EXERCISE DESCRIPTION ▸ From the listing below, pick out each line with the word "code".

THE INPUT ▸
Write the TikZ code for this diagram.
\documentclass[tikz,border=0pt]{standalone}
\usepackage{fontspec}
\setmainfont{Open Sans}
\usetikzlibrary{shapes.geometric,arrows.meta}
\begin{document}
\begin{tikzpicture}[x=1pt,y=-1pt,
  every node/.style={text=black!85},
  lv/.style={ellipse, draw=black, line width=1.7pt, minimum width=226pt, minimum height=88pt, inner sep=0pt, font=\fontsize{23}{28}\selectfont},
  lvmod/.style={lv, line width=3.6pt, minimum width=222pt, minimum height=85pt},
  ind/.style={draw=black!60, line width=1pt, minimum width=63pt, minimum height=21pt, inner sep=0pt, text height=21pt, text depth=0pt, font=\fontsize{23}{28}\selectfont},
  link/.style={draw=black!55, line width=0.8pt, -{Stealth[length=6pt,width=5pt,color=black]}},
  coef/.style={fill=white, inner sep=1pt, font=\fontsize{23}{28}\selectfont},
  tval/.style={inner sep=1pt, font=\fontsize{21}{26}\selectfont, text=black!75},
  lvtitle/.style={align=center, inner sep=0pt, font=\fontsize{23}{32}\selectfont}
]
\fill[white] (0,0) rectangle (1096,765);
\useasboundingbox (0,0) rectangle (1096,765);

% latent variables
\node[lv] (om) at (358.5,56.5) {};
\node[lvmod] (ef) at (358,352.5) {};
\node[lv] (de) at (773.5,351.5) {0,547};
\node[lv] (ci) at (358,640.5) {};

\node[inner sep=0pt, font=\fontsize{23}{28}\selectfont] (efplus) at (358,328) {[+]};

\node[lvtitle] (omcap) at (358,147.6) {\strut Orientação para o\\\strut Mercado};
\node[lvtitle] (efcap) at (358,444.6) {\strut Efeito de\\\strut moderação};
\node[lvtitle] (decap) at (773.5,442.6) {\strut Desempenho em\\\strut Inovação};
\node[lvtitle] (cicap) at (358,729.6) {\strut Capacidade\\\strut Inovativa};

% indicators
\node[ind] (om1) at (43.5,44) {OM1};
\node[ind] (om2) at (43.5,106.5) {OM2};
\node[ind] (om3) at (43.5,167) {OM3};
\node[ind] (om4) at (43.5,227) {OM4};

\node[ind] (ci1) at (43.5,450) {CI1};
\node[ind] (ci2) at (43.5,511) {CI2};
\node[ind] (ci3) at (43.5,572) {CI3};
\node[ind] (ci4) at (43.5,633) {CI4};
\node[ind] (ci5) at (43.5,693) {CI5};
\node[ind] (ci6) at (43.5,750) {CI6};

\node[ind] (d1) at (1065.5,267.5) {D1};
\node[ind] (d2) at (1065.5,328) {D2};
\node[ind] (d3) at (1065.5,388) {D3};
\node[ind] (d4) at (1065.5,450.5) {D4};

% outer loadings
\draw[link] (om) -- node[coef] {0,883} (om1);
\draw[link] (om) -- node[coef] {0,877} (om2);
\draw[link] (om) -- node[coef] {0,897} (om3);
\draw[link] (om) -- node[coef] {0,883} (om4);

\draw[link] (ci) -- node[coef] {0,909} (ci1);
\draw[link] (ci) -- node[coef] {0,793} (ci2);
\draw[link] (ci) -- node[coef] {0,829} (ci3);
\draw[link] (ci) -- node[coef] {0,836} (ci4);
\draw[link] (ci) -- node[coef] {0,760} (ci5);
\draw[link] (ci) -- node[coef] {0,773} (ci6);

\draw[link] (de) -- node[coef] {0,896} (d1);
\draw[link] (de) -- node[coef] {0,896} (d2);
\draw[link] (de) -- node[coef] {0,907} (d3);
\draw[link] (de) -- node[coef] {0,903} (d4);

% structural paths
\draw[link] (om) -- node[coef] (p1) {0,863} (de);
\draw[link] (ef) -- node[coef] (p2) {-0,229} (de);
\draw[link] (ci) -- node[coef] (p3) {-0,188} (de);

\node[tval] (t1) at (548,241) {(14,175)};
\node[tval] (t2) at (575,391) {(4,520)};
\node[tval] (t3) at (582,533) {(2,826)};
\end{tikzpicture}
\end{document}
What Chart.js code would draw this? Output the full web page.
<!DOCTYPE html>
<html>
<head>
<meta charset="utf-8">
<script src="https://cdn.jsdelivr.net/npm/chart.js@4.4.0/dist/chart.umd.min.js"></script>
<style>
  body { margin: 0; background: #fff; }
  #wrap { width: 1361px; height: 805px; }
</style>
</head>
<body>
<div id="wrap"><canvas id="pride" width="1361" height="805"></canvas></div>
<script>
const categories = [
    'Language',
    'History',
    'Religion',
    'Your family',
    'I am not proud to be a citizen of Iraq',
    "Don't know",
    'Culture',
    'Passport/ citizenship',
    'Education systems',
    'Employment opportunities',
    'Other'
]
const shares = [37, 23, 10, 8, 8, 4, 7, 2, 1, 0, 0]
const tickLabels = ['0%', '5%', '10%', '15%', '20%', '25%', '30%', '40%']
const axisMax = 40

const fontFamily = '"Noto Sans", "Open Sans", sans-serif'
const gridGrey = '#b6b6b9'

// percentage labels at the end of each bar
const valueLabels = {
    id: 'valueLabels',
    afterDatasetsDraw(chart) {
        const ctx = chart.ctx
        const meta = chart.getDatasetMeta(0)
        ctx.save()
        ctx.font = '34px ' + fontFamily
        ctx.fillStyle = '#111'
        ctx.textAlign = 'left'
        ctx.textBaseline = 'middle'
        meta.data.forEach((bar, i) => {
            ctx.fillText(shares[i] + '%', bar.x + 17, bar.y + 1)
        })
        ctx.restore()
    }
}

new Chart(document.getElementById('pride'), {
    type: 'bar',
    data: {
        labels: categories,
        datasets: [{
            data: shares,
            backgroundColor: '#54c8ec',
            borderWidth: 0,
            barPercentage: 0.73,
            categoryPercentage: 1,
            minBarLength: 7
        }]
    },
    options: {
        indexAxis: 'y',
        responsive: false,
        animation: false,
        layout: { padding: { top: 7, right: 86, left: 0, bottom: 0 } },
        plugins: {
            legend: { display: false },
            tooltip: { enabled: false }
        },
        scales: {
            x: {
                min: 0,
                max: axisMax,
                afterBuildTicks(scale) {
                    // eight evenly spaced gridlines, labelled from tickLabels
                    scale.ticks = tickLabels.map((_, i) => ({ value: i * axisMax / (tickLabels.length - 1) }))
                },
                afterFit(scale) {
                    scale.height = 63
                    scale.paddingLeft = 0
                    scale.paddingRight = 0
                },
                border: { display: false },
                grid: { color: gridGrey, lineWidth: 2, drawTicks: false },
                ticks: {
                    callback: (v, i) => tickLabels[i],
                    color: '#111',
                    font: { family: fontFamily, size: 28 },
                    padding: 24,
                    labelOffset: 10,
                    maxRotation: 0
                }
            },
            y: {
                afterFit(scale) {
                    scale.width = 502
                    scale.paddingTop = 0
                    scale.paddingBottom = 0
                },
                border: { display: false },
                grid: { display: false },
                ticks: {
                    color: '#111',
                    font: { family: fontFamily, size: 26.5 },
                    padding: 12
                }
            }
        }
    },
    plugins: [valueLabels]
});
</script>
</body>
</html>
--
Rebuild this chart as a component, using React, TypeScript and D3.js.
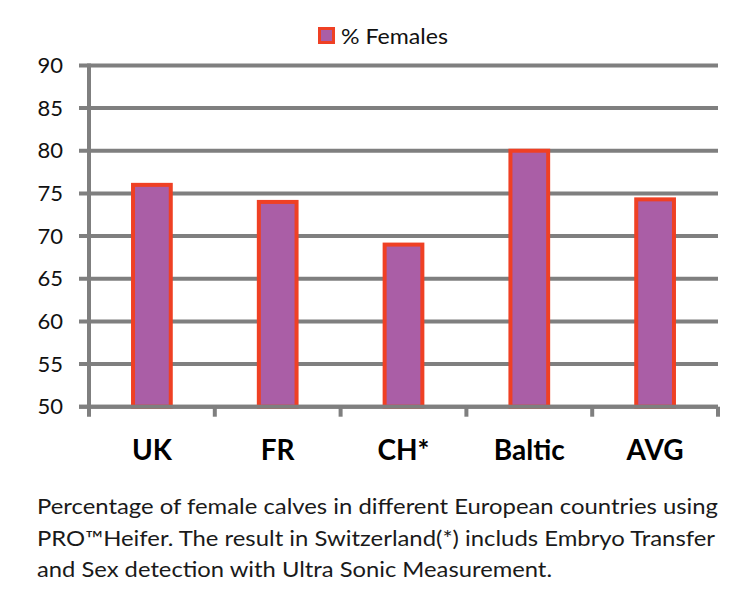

THE ANSWER ▸
Write the TikZ code for this diagram.
What Chart.js code would draw this? Output the full web page.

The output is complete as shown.